* Work instructions
Your task is to give the listing below back word for word, pictures excluded.
--- --- ---
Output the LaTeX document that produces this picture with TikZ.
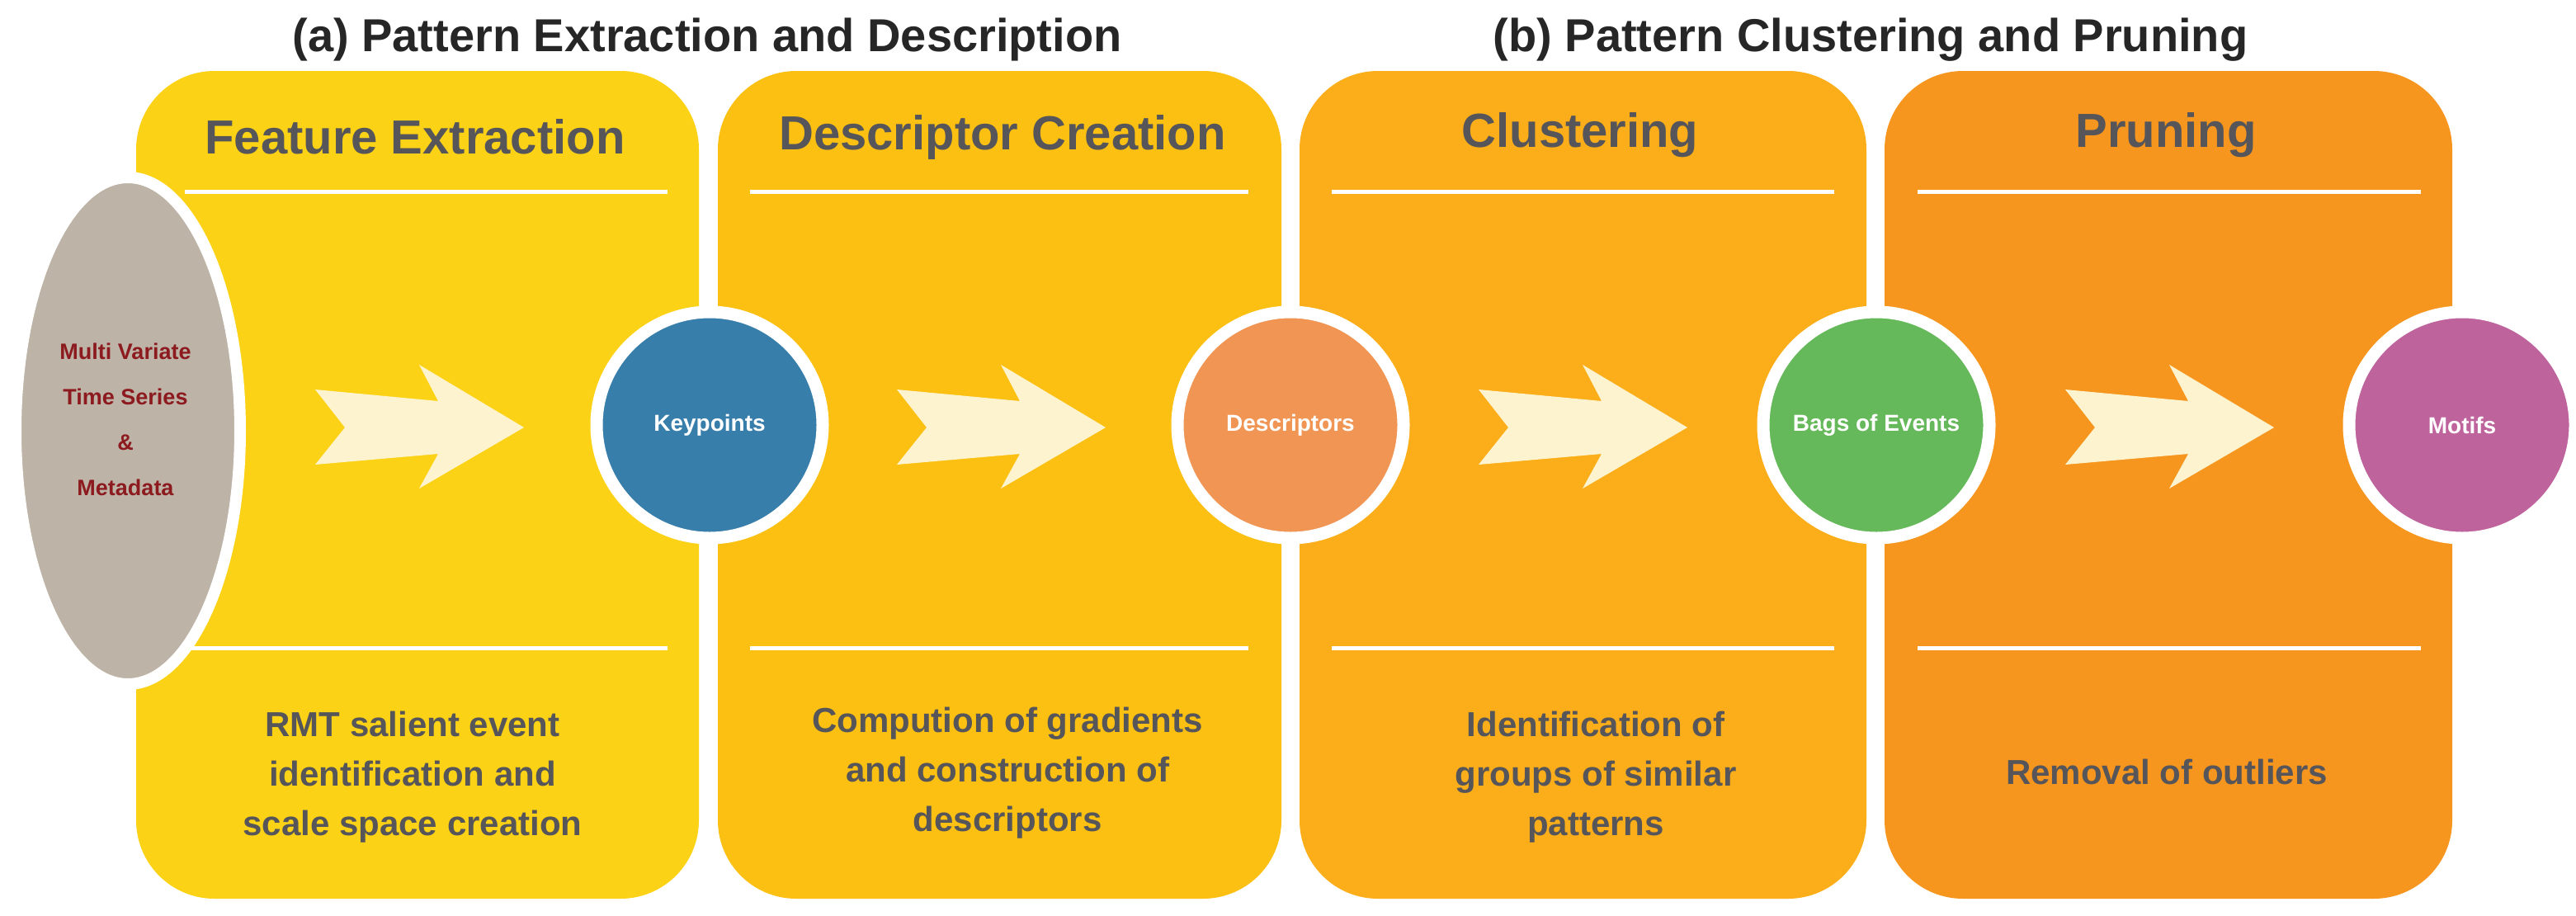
\documentclass[tikz,border=0pt]{standalone}
\usepackage{fontspec}
\setmainfont{Liberation Sans}
\usetikzlibrary{shapes.geometric}
\definecolor{pA}{RGB}{252,210,22}
\definecolor{pB}{RGB}{251,192,18}
\definecolor{pC}{RGB}{251,174,26}
\definecolor{pD}{RGB}{247,150,31}
\definecolor{txt}{RGB}{85,85,90}
\definecolor{arr}{RGB}{253,243,207}
\definecolor{grayE}{RGB}{189,179,166}
\definecolor{dred}{RGB}{140,26,30}
\definecolor{cKey}{RGB}{55,126,171}
\definecolor{cDes}{RGB}{240,149,83}
\definecolor{cBag}{RGB}{102,185,91}
\definecolor{cMot}{RGB}{191,99,157}
\begin{document}
\begin{tikzpicture}[x=1pt,y=-1pt,
  panel/.style={rounded corners=95pt},
  head/.style={font=\bfseries\fontsize{58}{62}\selectfont,text=txt},
  body/.style={font=\bfseries\fontsize{42}{60}\selectfont,text=txt,align=center},
  ttl/.style={font=\bfseries\fontsize{56}{60}\selectfont,text=black!85},
  sep/.style={draw=white,line width=5pt},
  hub/.style={circle,draw=white,line width=15pt,minimum size=274pt,inner sep=0pt,text=white,font=\bfseries\fontsize{28}{32}\selectfont},
  chev/.style={fill=arr}]
\useasboundingbox (0,0) rectangle (3122,1109);
\fill[white] (0,0) rectangle (3122,1109);
% panels
\fill[pA,panel] (165,86) rectangle (847,1089);
\fill[pB,panel] (870,86) rectangle (1553,1089);
\fill[pC,panel] (1575,86) rectangle (2262,1089);
\fill[pD,panel] (2284,86) rectangle (2972,1089);
% titles
\node[ttl] (ta) at (857,48) {(a) Pattern Extraction and Description};
\node[ttl] (tb) at (2267,48) {(b) Pattern Clustering and Pruning};
% headings
\node[head] (h1) at (503,166) {Feature Extraction};
\node[head] (h2) at (1215,166) {Descriptor Creation};
\node[head] (h3) at (1915,164) {Clustering};
\node[head] (h4) at (2625,164) {Pruning};
% separators
\foreach \a/\b in {224/809,909/1513,1614/2223,2324/2934}{
  \draw[sep] (\a,232) -- (\b,232);
  \draw[sep] (\a,785) -- (\b,785);
}
% chevrons
\foreach \s in {0,705,1410,2121}{
  \fill[chev,xshift=\s] (382,472) -- (531,486) -- (508,442) -- (635,518) -- (508,592) -- (531,550) -- (382,563) -- (418,518) -- cycle;
}
% input ellipse
\node[ellipse,draw=white,line width=14pt,fill=grayE,minimum width=272pt,minimum height=614pt,inner sep=0pt] (in) at (155,522) {};
\node[text=dred,font=\bfseries\fontsize{27}{55}\selectfont,align=center] (intxt) at (152,508) {Multi Variate\\Time Series\\\&\\Metadata};
% hubs
\node[hub,fill=cKey] (kp) at (860,515) {Keypoints};
\node[hub,fill=cDes] (ds) at (1564,515) {Descriptors};
\node[hub,fill=cBag] (bg) at (2274,515) {Bags of Events};
\node[hub,fill=cMot] (mt) at (2984,515) {Motifs};
% bottom texts
\node[body] (b1) at (500,942) {RMT salient event\\identification and\\scale space creation};
\node[body] (b2) at (1221,937) {Compution of gradients\\and construction of\\descriptors};
\node[body] (b3) at (1934,942) {Identification of\\groups of similar\\patterns};
\node[body] (b4) at (2626,935) {Removal of outliers};
\end{tikzpicture}
\end{document}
--- --- ---
* Answer to the problem
Output the LaTeX document that produces this picture with TikZ.
\documentclass[tikz,border=0pt]{standalone}
\usepackage{fontspec}
\setmainfont{Liberation Sans}
\usetikzlibrary{shapes.geometric}
\definecolor{pA}{RGB}{252,210,22}
\definecolor{pB}{RGB}{251,192,18}
\definecolor{pC}{RGB}{251,174,26}
\definecolor{pD}{RGB}{247,150,31}
\definecolor{txt}{RGB}{85,85,90}
\definecolor{arr}{RGB}{253,243,207}
\definecolor{grayE}{RGB}{189,179,166}
\definecolor{dred}{RGB}{140,26,30}
\definecolor{cKey}{RGB}{55,126,171}
\definecolor{cDes}{RGB}{240,149,83}
\definecolor{cBag}{RGB}{102,185,91}
\definecolor{cMot}{RGB}{191,99,157}
\begin{document}
\begin{tikzpicture}[x=1pt,y=-1pt,
  panel/.style={rounded corners=95pt},
  head/.style={font=\bfseries\fontsize{58}{62}\selectfont,text=txt},
  body/.style={font=\bfseries\fontsize{42}{60}\selectfont,text=txt,align=center},
  ttl/.style={font=\bfseries\fontsize{56}{60}\selectfont,text=black!85},
  sep/.style={draw=white,line width=5pt},
  hub/.style={circle,draw=white,line width=15pt,minimum size=274pt,inner sep=0pt,text=white,font=\bfseries\fontsize{28}{32}\selectfont},
  chev/.style={fill=arr}]
\useasboundingbox (0,0) rectangle (3122,1109);
\fill[white] (0,0) rectangle (3122,1109);
% panels
\fill[pA,panel] (165,86) rectangle (847,1089);
\fill[pB,panel] (870,86) rectangle (1553,1089);
\fill[pC,panel] (1575,86) rectangle (2262,1089);
\fill[pD,panel] (2284,86) rectangle (2972,1089);
% titles
\node[ttl] (ta) at (857,48) {(a) Pattern Extraction and Description};
\node[ttl] (tb) at (2267,48) {(b) Pattern Clustering and Pruning};
% headings
\node[head] (h1) at (503,166) {Feature Extraction};
\node[head] (h2) at (1215,166) {Descriptor Creation};
\node[head] (h3) at (1915,164) {Clustering};
\node[head] (h4) at (2625,164) {Pruning};
% separators
\foreach \a/\b in {224/809,909/1513,1614/2223,2324/2934}{
  \draw[sep] (\a,232) -- (\b,232);
  \draw[sep] (\a,785) -- (\b,785);
}
% chevrons
\foreach \s in {0,705,1410,2121}{
  \fill[chev,xshift=\s] (382,472) -- (531,486) -- (508,442) -- (635,518) -- (508,592) -- (531,550) -- (382,563) -- (418,518) -- cycle;
}
% input ellipse
\node[ellipse,draw=white,line width=14pt,fill=grayE,minimum width=272pt,minimum height=614pt,inner sep=0pt] (in) at (155,522) {};
\node[text=dred,font=\bfseries\fontsize{27}{55}\selectfont,align=center] (intxt) at (152,508) {Multi Variate\\Time Series\\\&\\Metadata};
% hubs
\node[hub,fill=cKey] (kp) at (860,515) {Keypoints};
\node[hub,fill=cDes] (ds) at (1564,515) {Descriptors};
\node[hub,fill=cBag] (bg) at (2274,515) {Bags of Events};
\node[hub,fill=cMot] (mt) at (2984,515) {Motifs};
% bottom texts
\node[body] (b1) at (500,942) {RMT salient event\\identification and\\scale space creation};
\node[body] (b2) at (1221,937) {Compution of gradients\\and construction of\\descriptors};
\node[body] (b3) at (1934,942) {Identification of\\groups of similar\\patterns};
\node[body] (b4) at (2626,935) {Removal of outliers};
\end{tikzpicture}
\end{document}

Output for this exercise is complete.